Annette Burden, interim distance education director, said in an email that her concerns with distance learners are the same as many distance education directors.

“Are the learners who take online courses self-motivated, organized, able to work on their own without continual intervention and willing to ask questions?” Burden asked.

According to an online education survey done by the Babson Survey Research Group, more than half of the academic leaders who participated believe that “face-to-face instruction is ‘superior’ or ‘somewhat superior’ in supporting student-to-student interaction.”

However, 80 percent of academic leaders believe that online learning is better for students to work at their own pace.

Sanders said a distance learner must have strong computer skills.

He added that he remembers a student who was signed up for two online courses but  had trouble logging into the online course.

“It turned out that he was typing the Web address into Google instead of the Web browser,” Sanders said.

Sanders suggested that the student take a basic computer course before attempting online classes. During the phone call with this student, Sanders heard a child crying in the background.

“[The student] said, ‘That is why I cannot wait. I need to get my degree,'” Sanders said.

Sanders added that online classes could be convenient for some students.  

“Especially here, we have single parents and students with families,” Sanders said.

Sanders mentioned students enrolled in online courses who also hold down full-time jobs and are considered professionals in their field.

Sanders said he believes that students have the ability to retain information taught via online courses. He said that, in many cases, he has more interaction with students in his online classes than in his classroom.

“In a classroom, there might be five students leading the discussions. Online, I am interacting with each of them individually,” Sanders said.

Burden said one of the misconceptions that students should consider when deciding to take an online class is that it might not be easier than a face-to-face course.

“Often, it is more rigorous than a face-to-face course,” she said.

She advised that the students treat the online course like a virtual classroom.

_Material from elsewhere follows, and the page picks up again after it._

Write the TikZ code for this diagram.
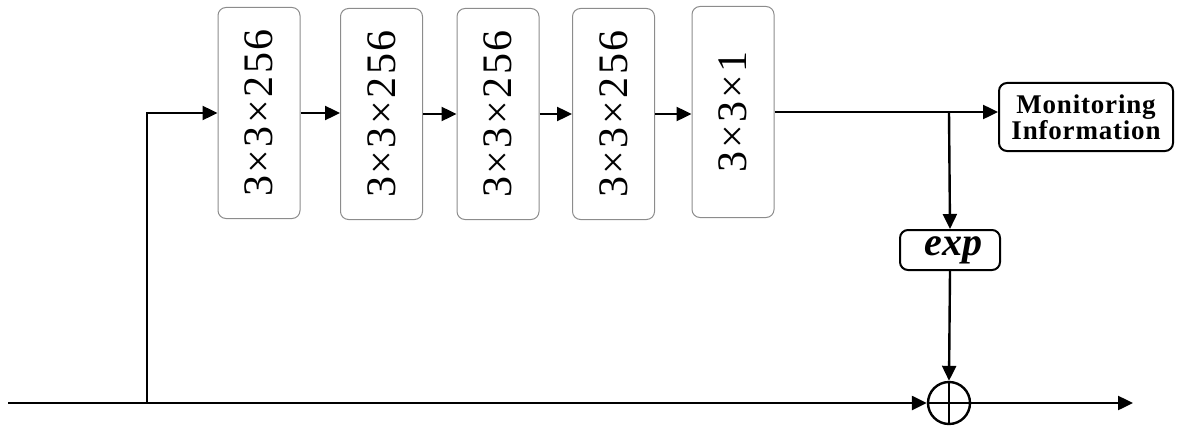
\documentclass[tikz,border=0pt]{standalone}
\usepackage{fontspec}
\usepackage{graphicx}
\setmainfont{Liberation Serif}
\usetikzlibrary{arrows.meta}
\begin{document}
\begin{tikzpicture}
  [x=0.5pt,y=-0.5pt,
   >={Triangle[length=7.5pt,width=7pt]},
   flow/.style={line width=1.2pt},
   convbox/.style={draw=black!45,line width=0.5pt,rounded corners=4pt,
     minimum width=41pt,minimum height=105.5pt,inner sep=0pt,
     font=\fontsize{21}{24}\selectfont\addfontfeatures{LetterSpace=6}},
   outbox/.style={draw,line width=1pt,rounded corners=4pt,inner sep=0pt,align=center}]
  \useasboundingbox (0,0) rectangle (1181,433);
  % conv layers
  \node[convbox] (c1) at (259,113) {\rotatebox{90}{3×3×256}};
  \node[convbox] (c2) at (381.5,114) {\rotatebox{90}{3×3×256}};
  \node[convbox] (c3) at (498,114) {\rotatebox{90}{3×3×256}};
  \node[convbox] (c4) at (613.5,114) {\rotatebox{90}{3×3×256}};
  \node[convbox] (c5) at (733,112) {\rotatebox{90}{3×3×1}};
  % outputs
  \node[outbox,minimum width=87pt,minimum height=34pt,
    font=\bfseries\fontsize{13.5}{13}\selectfont\addfontfeatures{LetterSpace=3}]
    (mon) at (1086,117) {Monitoring\\Information};
  \node[outbox,minimum width=50pt,minimum height=20pt,
    font=\bfseries\itshape\fontsize{20}{22}\selectfont] (exp) at (950,250) {\,exp};
  \node[circle,draw,line width=1.2pt,minimum size=21pt,inner sep=0pt] (sum) at (949,403) {};
  \draw[line width=1.2pt] (sum.north) -- (sum.south) (sum.west) -- (sum.east);
  % route points
  \coordinate (in) at (8,403);
  \coordinate (split) at (147,403);
  \coordinate (tap) at (949,113);
  \coordinate (out) at (1133,403);
  % connectors
  \draw[flow,->] (in) -- (sum.west);
  \draw[flow,->] (split) |- (c1.west);
  \draw[flow,->] (c1.east) -- (c1.east -| c2.west);
  \draw[flow,->] (c2.east) -- (c2.east -| c3.west);
  \draw[flow,->] (c3.east) -- (c3.east -| c4.west);
  \draw[flow,->] (c4.east) -- (c4.east -| c5.west);
  \draw[flow,->] (c5.east) -- (c5.east -| mon.west);
  \draw[flow,->] (tap) -- (exp.north);
  \draw[flow,->] (exp.south) -- (sum.north);
  \draw[flow,->] (sum.east) -- (out);
\end{tikzpicture}
\end{document}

“So make a time commitment to get into your classroom several times per week as you would in a traditional setting,” Burden said.

Sanders said some distance learning courses exsist that require students to present a final presentation on campus. However, there is a cut off with the distance.

For example, he said he had a student from Germany who presented a project via Skype.

“In a perfect world, we would have loved to fly out to her,” Sanders said.